**Work required**: Leave out the pictures and retype only the lines from the opening line to the line that holds "const X_MIN = -3.7, X_MAX", both ends included.

**Data rows**:
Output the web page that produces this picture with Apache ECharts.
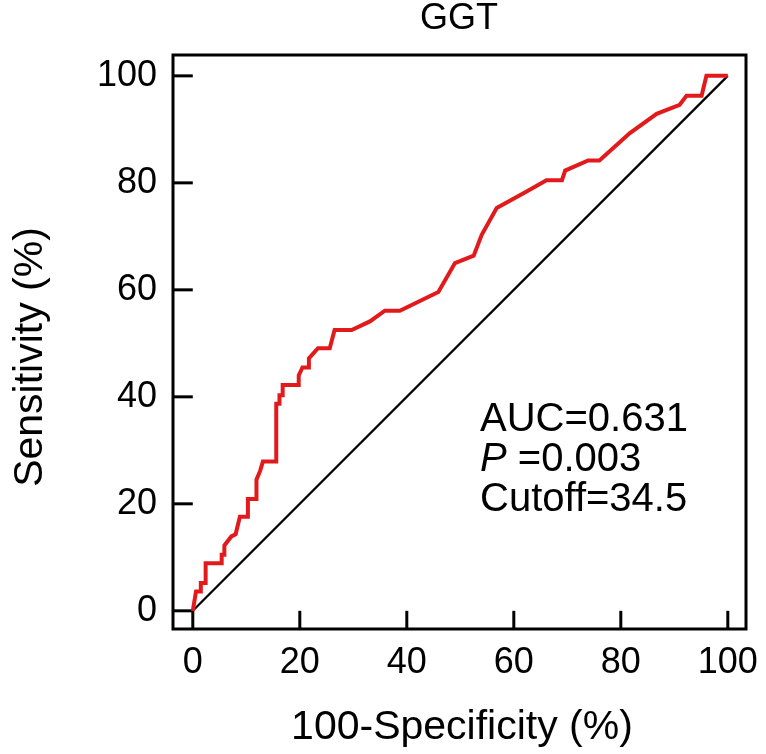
<!DOCTYPE html>
<html>
<head>
<meta charset="utf-8">
<script src="https://cdn.jsdelivr.net/npm/echarts@6/dist/echarts.min.js"></script>
<style>html,body{margin:0;padding:0;background:#fff}#c{width:766px;height:754px}</style>
</head>
<body>
<div id="c"></div>
<script>
const titleText = 'GGT';
const xName = '100-Specificity (%)';
const yName = 'Sensitivity (%)';
const tickValues = [0, 20, 40, 60, 80, 100];
const rocX = [0, 0.6, 1.5, 1.5, 2.4, 2.4, 5.4, 5.4, 5.9, 5.9, 7.2, 8.0, 8.8, 10.3, 10.3, 11.9, 11.9, 12.6, 13.1, 15.6, 15.6, 16.2, 16.2, 16.8, 16.8, 19.8, 19.8, 20.5, 21.7, 21.7, 23.4, 25.6, 26.5, 29.7, 33.1, 35.9, 38.7, 45.9, 49.0, 52.5, 54.0, 56.8, 62.4, 66.1, 69.0, 69.6, 73.9, 76.0, 81.7, 86.7, 91.0, 92.3, 95.1, 96.0, 100];
const rocY = [0, 3.6, 3.6, 5.2, 5.2, 8.9, 8.9, 10.5, 10.5, 12.2, 13.9, 14.3, 17.6, 17.6, 20.9, 20.9, 24.5, 26.2, 27.9, 27.9, 38.7, 38.7, 40.3, 40.3, 42.2, 42.2, 44.0, 45.5, 45.5, 47.2, 49.1, 49.1, 52.5, 52.5, 54.1, 56.1, 56.1, 59.6, 65.0, 66.4, 70.3, 75.3, 78.4, 80.5, 80.5, 82.3, 84.2, 84.2, 89.3, 92.9, 94.6, 96.3, 96.3, 100, 100];
const refX = [0, 100];
const refY = [0, 100];
const aucText = 'AUC=0.631';
const pLabel = 'P';
const pText = ' =0.003';
const cutoffText = 'Cutoff=34.5';

const FONT = '"Liberation Sans", Arial, sans-serif';
const FS = 36;
const FS_NAME = 41;
const FS_NOTE = 40;
const X_MIN = -3.7, X_MAX = 103.4, Y_MIN = -3.4, Y_MAX = 103.9;

const tickSeries = (isX) => ({
  type: 'custom',
  silent: true,
  clip: false,
  z: 1,
  data: tickValues.map(v => isX ? [v, 0] : [0, v]),
  renderItem: (params, api) => {
    const v = api.value(isX ? 0 : 1);
    const p1 = isX ? api.coord([v, Y_MIN]) : api.coord([X_MIN, v]);
    const p2 = isX ? api.coord([v, 0]) : api.coord([0, v]);
    return {
      type: 'line',
      shape: {x1: p1[0], y1: p1[1], x2: p2[0], y2: p2[1]},
      style: {stroke: '#000', lineWidth: 3}
    };
  }
});

const chart = echarts.init(document.getElementById('c'), null, {renderer: 'canvas'});
chart.setOption({
  animation: false,
  backgroundColor: '#fff',
  grid: {left: 173, right: 20, top: 55, bottom: 125, show: true, borderColor: '#000', borderWidth: 3, containLabel: false},
  xAxis: {
    type: 'value', min: X_MIN, max: X_MAX,
    axisLine: {show: false},
    axisTick: {show: false},
    axisLabel: {fontFamily: FONT, fontSize: FS, color: '#000', margin: 16, customValues: tickValues},
    splitLine: {show: false}
  },
  yAxis: {
    type: 'value', min: Y_MIN, max: Y_MAX,
    axisLine: {show: false},
    axisTick: {show: false},
    axisLabel: {fontFamily: FONT, fontSize: FS, color: '#000', margin: 16, customValues: tickValues},
    splitLine: {show: false}
  },
  series: [
    tickSeries(true),
    tickSeries(false),
    {
      type: 'line', data: refX.map((v, i) => [v, refY[i]]),
      symbol: 'none', lineStyle: {color: '#000', width: 2.2}, z: 2
    },
    {
      type: 'line', data: rocX.map((v, i) => [v, rocY[i]]),
      symbol: 'none', lineStyle: {color: '#e31a1c', width: 4, join: 'miter'}, z: 3
    }
  ],
  graphic: [
    {
      type: 'text', x: 459, y: 1,
      style: {text: titleText, fontFamily: FONT, fontSize: FS, fill: '#000', align: 'center', verticalAlign: 'top'}
    },
    {
      type: 'text', x: 462, y: 707,
      style: {text: xName, fontFamily: FONT, fontSize: FS_NAME, fill: '#000', align: 'center', verticalAlign: 'top'}
    },
    {
      type: 'text', x: 31, y: 357, rotation: Math.PI / 2,
      style: {text: yName, fontFamily: FONT, fontSize: FS_NAME, fill: '#000', align: 'center', verticalAlign: 'middle'}
    },
    {
      type: 'text', x: 480, y: 400,
      style: {
        text: '{a|' + aucText + '}\n{i|' + pLabel + '}{a|' + pText + '}\n{a|' + cutoffText + '}',
        verticalAlign: 'top',
        rich: {
          a: {fontFamily: FONT, fontSize: FS_NOTE, fill: '#000', lineHeight: 40},
          i: {fontFamily: FONT, fontSize: FS_NOTE, fontStyle: 'italic', fill: '#000', lineHeight: 40}
        }
      }
    }
  ]
});
</script>
</body>
</html>
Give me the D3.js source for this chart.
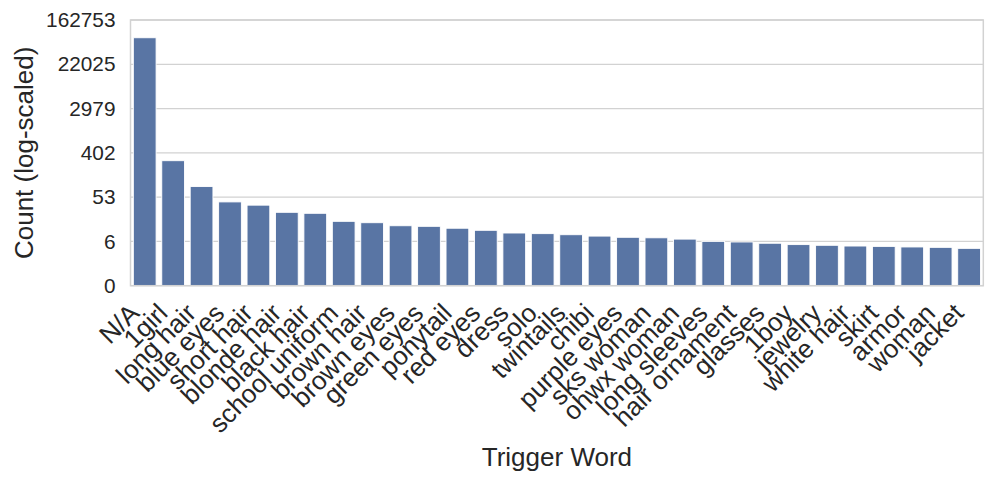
<!DOCTYPE html>
<html>
<head>
<meta charset="utf-8">
<script src="https://cdn.jsdelivr.net/npm/d3@7"></script>
<style>
  body { margin: 0; background: #fff; }
  text { font-family: "Liberation Sans", Arial, sans-serif; fill: #262626; }
</style>
</head>
<body>
<div id="chart"></div>
<script>
// trigger words, sorted by count
const words = ["N/A", "1girl", "long hair", "blue eyes", "short hair", "blonde hair",
  "black hair", "school uniform", "brown hair", "brown eyes", "green eyes", "ponytail",
  "red eyes", "dress", "solo", "twintails", "chibi", "purple eyes", "sks woman",
  "ohwx woman", "long sleeves", "hair ornament", "glasses", "1boy", "jewelry",
  "white hair", "skirt", "armor", "woman", "jacket"];

// counts
const counts = [73000, 282, 87, 43, 37, 26.5, 25.3, 17.3, 16.2, 14.0, 13.6, 12.4,
  11.2, 9.8, 9.5, 9.0, 8.4, 7.9, 7.7, 7.2, 6.4, 6.2, 5.8, 5.4, 5.2, 5.0, 4.9, 4.75,
  4.65, 4.4];

// axis ticks sit at log1p(count) = 0, 2, ... 12
const yTickLevels = [0, 2, 4, 6, 8, 10, 12];
const yTickLabels = ["0", "6", "53", "402", "2979", "22025", "162753"];

const width = 996, height = 485;
const margin = {left: 130.5, right: 12.7, top: 20, bottom: 199.3};

const svg = d3.select("#chart").append("svg")
  .attr("width", width)
  .attr("height", height);

const x = d3.scaleBand()
  .domain(words)
  .range([margin.left, width - margin.right])
  .paddingInner(0.2)
  .paddingOuter(0.1);

// log1p scale == symlog with constant 1
const y = d3.scaleSymlog()
  .constant(1)
  .domain([0, Math.expm1(12)])
  .range([height - margin.bottom, margin.top]);

const gridColor = "#d2d2d2";

// horizontal grid
svg.append("g").attr("class", "grid")
  .selectAll("line")
  .data(yTickLevels)
  .join("line")
    .attr("x1", margin.left)
    .attr("x2", width - margin.right)
    .attr("y1", d => y(Math.expm1(d)))
    .attr("y2", d => y(Math.expm1(d)))
    .attr("stroke", gridColor)
    .attr("stroke-width", 1.3);

// bars
svg.append("g").attr("class", "bars")
  .selectAll("rect")
  .data(words)
  .join("rect")
    .attr("x", d => x(d))
    .attr("width", x.bandwidth())
    .attr("y", (d, i) => y(counts[i]))
    .attr("height", (d, i) => y(0) - y(counts[i]))
    .attr("fill", "#5975a4")
    .attr("stroke", "#fff")
    .attr("stroke-width", 0.9);

// frame
svg.append("rect")
  .attr("x", margin.left)
  .attr("y", margin.top)
  .attr("width", width - margin.right - margin.left)
  .attr("height", height - margin.bottom - margin.top)
  .attr("fill", "none")
  .attr("stroke", gridColor)
  .attr("stroke-width", 1.5);

// y axis
const yAxis = d3.axisLeft(y)
  .tickValues(yTickLevels.map(l => Math.expm1(l)))
  .tickFormat((d, i) => yTickLabels[i])
  .tickSize(0)
  .tickPadding(15);

svg.append("g")
  .attr("transform", `translate(${margin.left},0)`)
  .call(yAxis)
  .call(g => g.select(".domain").remove())
  .selectAll("text")
    .style("font-size", "20.8px")
    .attr("fill", "#262626");

// x axis, labels turned 45 degrees
const xAxis = d3.axisBottom(x).tickSize(0).tickPadding(0);
svg.append("g")
  .attr("transform", `translate(0,${height - margin.bottom})`)
  .call(xAxis)
  .call(g => g.select(".domain").remove())
  .selectAll("text")
    .style("font-size", "26px")
    .attr("fill", "#262626")
    .attr("text-anchor", "end")
    .attr("dy", 0)
    .attr("y", 0)
    .attr("transform", "translate(-4,29) rotate(-45)");

// axis titles
svg.append("text")
  .attr("x", (margin.left + width - margin.right) / 2)
  .attr("y", 466)
  .attr("text-anchor", "middle")
  .style("font-size", "26px")
  .text("Trigger Word");

svg.append("text")
  .attr("transform", `translate(33,${(margin.top + height - margin.bottom) / 2}) rotate(-90)`)
  .attr("text-anchor", "middle")
  .style("font-size", "26px")
  .text("Count (log-scaled)");
</script>
</body>
</html>
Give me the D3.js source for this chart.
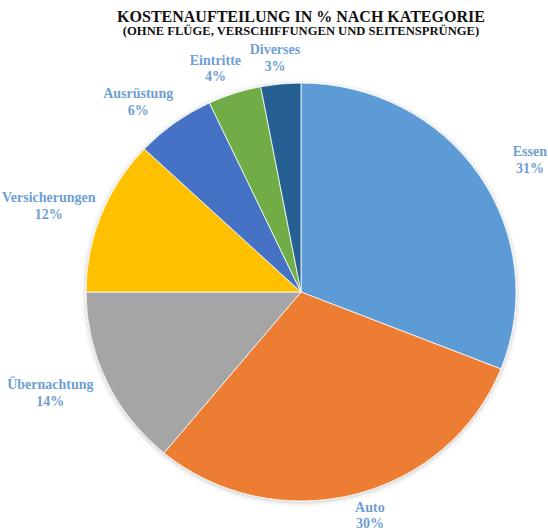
<!DOCTYPE html>
<html lang="de">
<head>
<meta charset="utf-8">
<script src="https://cdn.jsdelivr.net/npm/d3@7"></script>
<style>
  html, body { margin: 0; padding: 0; background: #fff; }
  svg { display: block; }
  text { font-family: "Liberation Serif", "DejaVu Serif", serif; font-weight: bold; }
</style>
</head>
<body>
<svg id="chart" width="548" height="531"></svg>
<script>
// Cost breakdown by category, in percent
const categories = ["Essen", "Auto", "Übernachtung", "Versicherungen", "Ausrüstung", "Eintritte", "Diverses"];
const shares = [31, 30, 14, 12, 6, 4, 3];
const sliceColors = ["#5b9bd5", "#ed7d31", "#a5a5a5", "#ffc000", "#4472c4", "#70ad47", "#255e91"];
const titleText = "KOSTENAUFTEILUNG IN % NACH KATEGORIE";
const subtitleText = "(OHNE FLÜGE, VERSCHIFFUNGEN  UND SEITENSPRÜNGE)";

const W = 548, H = 531;
const cx = 301, cy = 292;
const rx = 215, ry = 209;       // the pie is drawn slightly wider than tall
const labelRx = rx + 62, labelRy = ry + 27;   // ring on which the labels sit
const labelColor = "#6f9fd3";
const labelSize = 14;

const svg = d3.select("#chart");

// soft shadow around the pie
const defs = svg.append("defs");
const f = defs.append("filter").attr("id", "soft").attr("x", "-10%").attr("y", "-10%").attr("width", "120%").attr("height", "120%");
f.append("feDropShadow").attr("dx", 0).attr("dy", 1).attr("stdDeviation", 2.5)
  .attr("flood-color", "#000").attr("flood-opacity", 0.25);

// titles
svg.append("text")
  .attr("x", cx).attr("y", 22)
  .attr("text-anchor", "middle")
  .attr("font-size", 16)
  .attr("fill", "#111")
  .text(titleText);
svg.append("text")
  .attr("x", cx).attr("y", 35)
  .attr("text-anchor", "middle")
  .attr("font-size", 12.6)
  .attr("fill", "#111")
  .text(subtitleText);

const data = categories.map((c, i) => ({ name: c, value: shares[i], color: sliceColors[i] }));

const pie = d3.pie().value(d => d.value).sort(null);
const arcs = pie(data);

const arc = d3.arc().innerRadius(0).outerRadius(ry);

const pieG = svg.append("g")
  .attr("transform", `translate(${cx},${cy}) scale(${rx / ry},1)`)
  .attr("filter", "url(#soft)");

pieG.selectAll("path")
  .data(arcs)
  .join("path")
  .attr("d", arc)
  .attr("fill", d => d.data.color)
  .attr("stroke", "#fff")
  .attr("stroke-width", 0.8)
  .attr("vector-effect", "non-scaling-stroke");

// labels: two lines (name, percent) centred on an outer ring at each slice's mid angle
const labelG = svg.append("g");
const lineH = 16.5;

arcs.forEach(a => {
  const mid = (a.startAngle + a.endAngle) / 2;
  const sx = Math.sin(mid), sy = -Math.cos(mid);
  const g = labelG.append("g");
  const t1 = g.append("text").attr("font-size", labelSize).attr("fill", labelColor)
    .attr("text-anchor", "middle").text(a.data.name);
  const t2 = g.append("text").attr("font-size", labelSize).attr("fill", labelColor)
    .attr("text-anchor", "middle").text(a.data.value + "%");
  const w = Math.max(t1.node().getComputedTextLength(), t2.node().getComputedTextLength());
  const h = lineH * 2;
  let bx = cx + labelRx * sx;
  let by = cy + labelRy * sy;
  bx = Math.max(w / 2 + 2, Math.min(W - w / 2 - 1, bx));
  by = Math.max(h / 2 + 38, Math.min(H - h / 2, by));
  t1.attr("x", bx).attr("y", by - 3);
  t2.attr("x", bx).attr("y", by - 3 + lineH);
});
</script>
</body>
</html>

**Solution to this problem**:
Output the web page that produces this picture with Apache ECharts.
<!DOCTYPE html>
<html>
<head>
<meta charset="utf-8">
<script src="https://cdn.jsdelivr.net/npm/echarts@6/dist/echarts.min.js"></script>
<style>html,body{margin:0;padding:0;background:#fff}#c{width:766px;height:754px}</style>
</head>
<body>
<div id="c"></div>
<script>
const titleText = 'GGT';
const xName = '100-Specificity (%)';
const yName = 'Sensitivity (%)';
const tickValues = [0, 20, 40, 60, 80, 100];
const rocX = [0, 0.6, 1.5, 1.5, 2.4, 2.4, 5.4, 5.4, 5.9, 5.9, 7.2, 8.0, 8.8, 10.3, 10.3, 11.9, 11.9, 12.6, 13.1, 15.6, 15.6, 16.2, 16.2, 16.8, 16.8, 19.8, 19.8, 20.5, 21.7, 21.7, 23.4, 25.6, 26.5, 29.7, 33.1, 35.9, 38.7, 45.9, 49.0, 52.5, 54.0, 56.8, 62.4, 66.1, 69.0, 69.6, 73.9, 76.0, 81.7, 86.7, 91.0, 92.3, 95.1, 96.0, 100];
const rocY = [0, 3.6, 3.6, 5.2, 5.2, 8.9, 8.9, 10.5, 10.5, 12.2, 13.9, 14.3, 17.6, 17.6, 20.9, 20.9, 24.5, 26.2, 27.9, 27.9, 38.7, 38.7, 40.3, 40.3, 42.2, 42.2, 44.0, 45.5, 45.5, 47.2, 49.1, 49.1, 52.5, 52.5, 54.1, 56.1, 56.1, 59.6, 65.0, 66.4, 70.3, 75.3, 78.4, 80.5, 80.5, 82.3, 84.2, 84.2, 89.3, 92.9, 94.6, 96.3, 96.3, 100, 100];
const refX = [0, 100];
const refY = [0, 100];
const aucText = 'AUC=0.631';
const pLabel = 'P';
const pText = ' =0.003';
const cutoffText = 'Cutoff=34.5';

const FONT = '"Liberation Sans", Arial, sans-serif';
const FS = 36;
const FS_NAME = 41;
const FS_NOTE = 40;
const X_MIN = -3.7, X_MAX = 103.4, Y_MIN = -3.4, Y_MAX = 103.9;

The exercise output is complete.